----- Data in this exercise -----
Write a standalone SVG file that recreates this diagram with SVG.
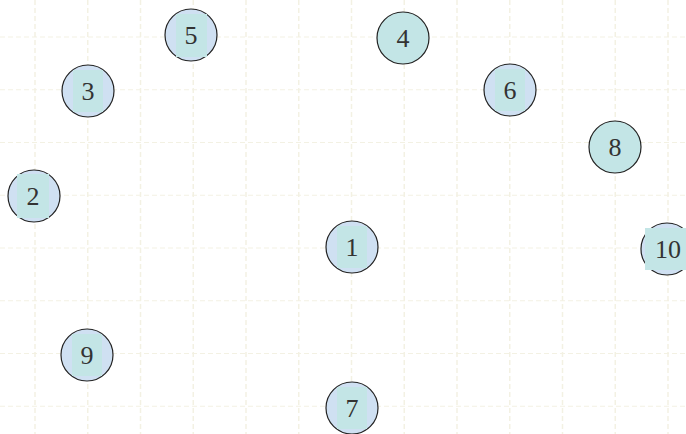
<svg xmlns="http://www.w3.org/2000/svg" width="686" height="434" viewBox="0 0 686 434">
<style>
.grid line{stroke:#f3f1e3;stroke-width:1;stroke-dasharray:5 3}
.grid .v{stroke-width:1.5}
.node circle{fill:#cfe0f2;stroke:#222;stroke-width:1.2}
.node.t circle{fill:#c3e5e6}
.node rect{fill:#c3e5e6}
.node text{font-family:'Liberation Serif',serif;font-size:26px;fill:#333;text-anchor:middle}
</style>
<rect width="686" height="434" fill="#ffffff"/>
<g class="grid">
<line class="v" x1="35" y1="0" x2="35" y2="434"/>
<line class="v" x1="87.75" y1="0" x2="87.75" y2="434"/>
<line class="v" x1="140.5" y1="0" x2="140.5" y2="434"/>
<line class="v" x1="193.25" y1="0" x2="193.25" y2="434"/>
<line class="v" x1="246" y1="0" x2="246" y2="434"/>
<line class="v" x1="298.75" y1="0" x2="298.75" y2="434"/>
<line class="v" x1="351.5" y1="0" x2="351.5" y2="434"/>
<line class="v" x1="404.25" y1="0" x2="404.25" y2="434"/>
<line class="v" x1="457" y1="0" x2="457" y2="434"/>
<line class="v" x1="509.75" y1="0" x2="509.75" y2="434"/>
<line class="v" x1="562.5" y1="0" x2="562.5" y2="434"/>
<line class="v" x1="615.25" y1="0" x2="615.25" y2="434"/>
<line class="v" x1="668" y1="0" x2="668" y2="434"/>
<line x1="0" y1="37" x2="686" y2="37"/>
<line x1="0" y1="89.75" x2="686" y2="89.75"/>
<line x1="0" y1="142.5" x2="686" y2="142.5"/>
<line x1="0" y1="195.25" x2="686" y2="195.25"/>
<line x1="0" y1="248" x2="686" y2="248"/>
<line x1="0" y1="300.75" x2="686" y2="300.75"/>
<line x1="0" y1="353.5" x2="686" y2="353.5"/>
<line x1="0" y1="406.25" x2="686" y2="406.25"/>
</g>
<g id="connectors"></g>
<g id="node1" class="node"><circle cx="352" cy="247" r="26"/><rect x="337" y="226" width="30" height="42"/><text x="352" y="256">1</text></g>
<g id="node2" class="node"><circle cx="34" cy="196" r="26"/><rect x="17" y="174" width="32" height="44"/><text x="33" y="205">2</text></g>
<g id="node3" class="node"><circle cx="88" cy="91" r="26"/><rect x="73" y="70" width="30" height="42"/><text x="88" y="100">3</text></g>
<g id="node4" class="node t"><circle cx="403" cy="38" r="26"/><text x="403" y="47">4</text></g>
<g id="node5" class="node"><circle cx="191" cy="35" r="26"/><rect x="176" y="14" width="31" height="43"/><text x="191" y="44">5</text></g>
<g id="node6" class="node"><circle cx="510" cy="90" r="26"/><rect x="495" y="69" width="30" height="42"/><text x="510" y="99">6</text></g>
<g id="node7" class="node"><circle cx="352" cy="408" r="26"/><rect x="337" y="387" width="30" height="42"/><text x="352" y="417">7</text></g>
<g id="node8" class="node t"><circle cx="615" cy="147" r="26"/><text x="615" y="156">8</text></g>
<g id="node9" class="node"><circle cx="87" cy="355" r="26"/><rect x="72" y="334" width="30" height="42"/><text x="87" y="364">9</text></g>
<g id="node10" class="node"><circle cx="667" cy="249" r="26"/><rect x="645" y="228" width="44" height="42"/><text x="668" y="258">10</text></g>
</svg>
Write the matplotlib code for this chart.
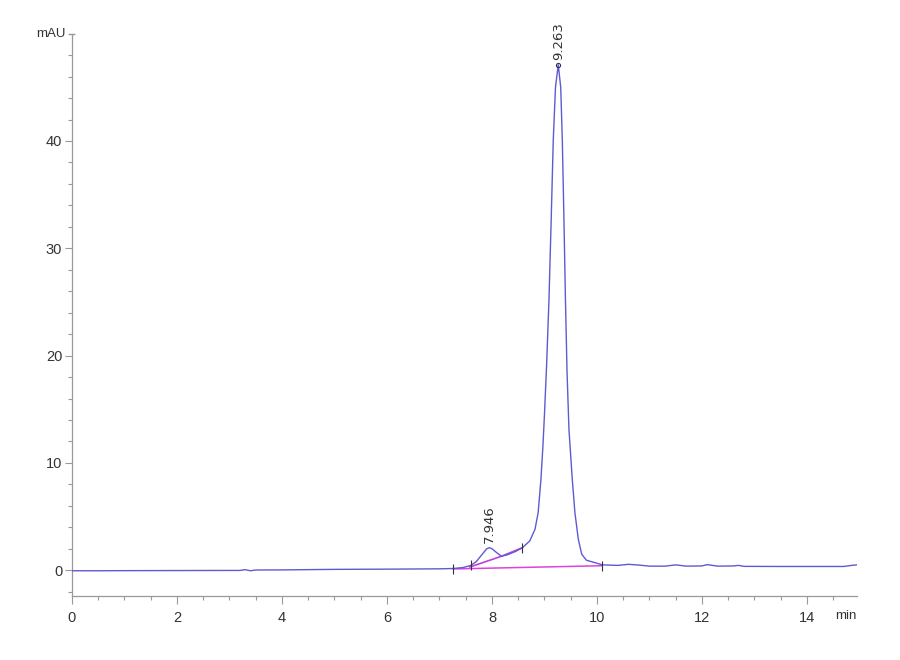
-----
Task requirements: Any pictures should be dropped; transcribe the rest of the records above exactly.

Solved problem:
Write a standalone SVG file that recreates this diagram with SVG.
<svg xmlns="http://www.w3.org/2000/svg" width="686" height="434" viewBox="0 0 686 434">
<style>
.grid line{stroke:#f3f1e3;stroke-width:1;stroke-dasharray:5 3}
.grid .v{stroke-width:1.5}
.node circle{fill:#cfe0f2;stroke:#222;stroke-width:1.2}
.node.t circle{fill:#c3e5e6}
.node rect{fill:#c3e5e6}
.node text{font-family:'Liberation Serif',serif;font-size:26px;fill:#333;text-anchor:middle}
</style>
<rect width="686" height="434" fill="#ffffff"/>
<g class="grid">
<line class="v" x1="35" y1="0" x2="35" y2="434"/>
<line class="v" x1="87.75" y1="0" x2="87.75" y2="434"/>
<line class="v" x1="140.5" y1="0" x2="140.5" y2="434"/>
<line class="v" x1="193.25" y1="0" x2="193.25" y2="434"/>
<line class="v" x1="246" y1="0" x2="246" y2="434"/>
<line class="v" x1="298.75" y1="0" x2="298.75" y2="434"/>
<line class="v" x1="351.5" y1="0" x2="351.5" y2="434"/>
<line class="v" x1="404.25" y1="0" x2="404.25" y2="434"/>
<line class="v" x1="457" y1="0" x2="457" y2="434"/>
<line class="v" x1="509.75" y1="0" x2="509.75" y2="434"/>
<line class="v" x1="562.5" y1="0" x2="562.5" y2="434"/>
<line class="v" x1="615.25" y1="0" x2="615.25" y2="434"/>
<line class="v" x1="668" y1="0" x2="668" y2="434"/>
<line x1="0" y1="37" x2="686" y2="37"/>
<line x1="0" y1="89.75" x2="686" y2="89.75"/>
<line x1="0" y1="142.5" x2="686" y2="142.5"/>
<line x1="0" y1="195.25" x2="686" y2="195.25"/>
<line x1="0" y1="248" x2="686" y2="248"/>
<line x1="0" y1="300.75" x2="686" y2="300.75"/>
<line x1="0" y1="353.5" x2="686" y2="353.5"/>
<line x1="0" y1="406.25" x2="686" y2="406.25"/>
</g>
<g id="connectors"></g>
<g id="node1" class="node"><circle cx="352" cy="247" r="26"/><rect x="337" y="226" width="30" height="42"/><text x="352" y="256">1</text></g>
<g id="node2" class="node"><circle cx="34" cy="196" r="26"/><rect x="17" y="174" width="32" height="44"/><text x="33" y="205">2</text></g>
<g id="node3" class="node"><circle cx="88" cy="91" r="26"/><rect x="73" y="70" width="30" height="42"/><text x="88" y="100">3</text></g>
<g id="node4" class="node t"><circle cx="403" cy="38" r="26"/><text x="403" y="47">4</text></g>
<g id="node5" class="node"><circle cx="191" cy="35" r="26"/><rect x="176" y="14" width="31" height="43"/><text x="191" y="44">5</text></g>
<g id="node6" class="node"><circle cx="510" cy="90" r="26"/><rect x="495" y="69" width="30" height="42"/><text x="510" y="99">6</text></g>
<g id="node7" class="node"><circle cx="352" cy="408" r="26"/><rect x="337" y="387" width="30" height="42"/><text x="352" y="417">7</text></g>
<g id="node8" class="node t"><circle cx="615" cy="147" r="26"/><text x="615" y="156">8</text></g>
<g id="node9" class="node"><circle cx="87" cy="355" r="26"/><rect x="72" y="334" width="30" height="42"/><text x="87" y="364">9</text></g>
<g id="node10" class="node"><circle cx="667" cy="249" r="26"/><rect x="645" y="228" width="44" height="42"/><text x="668" y="258">10</text></g>
</svg>
Write the matplotlib code for this chart.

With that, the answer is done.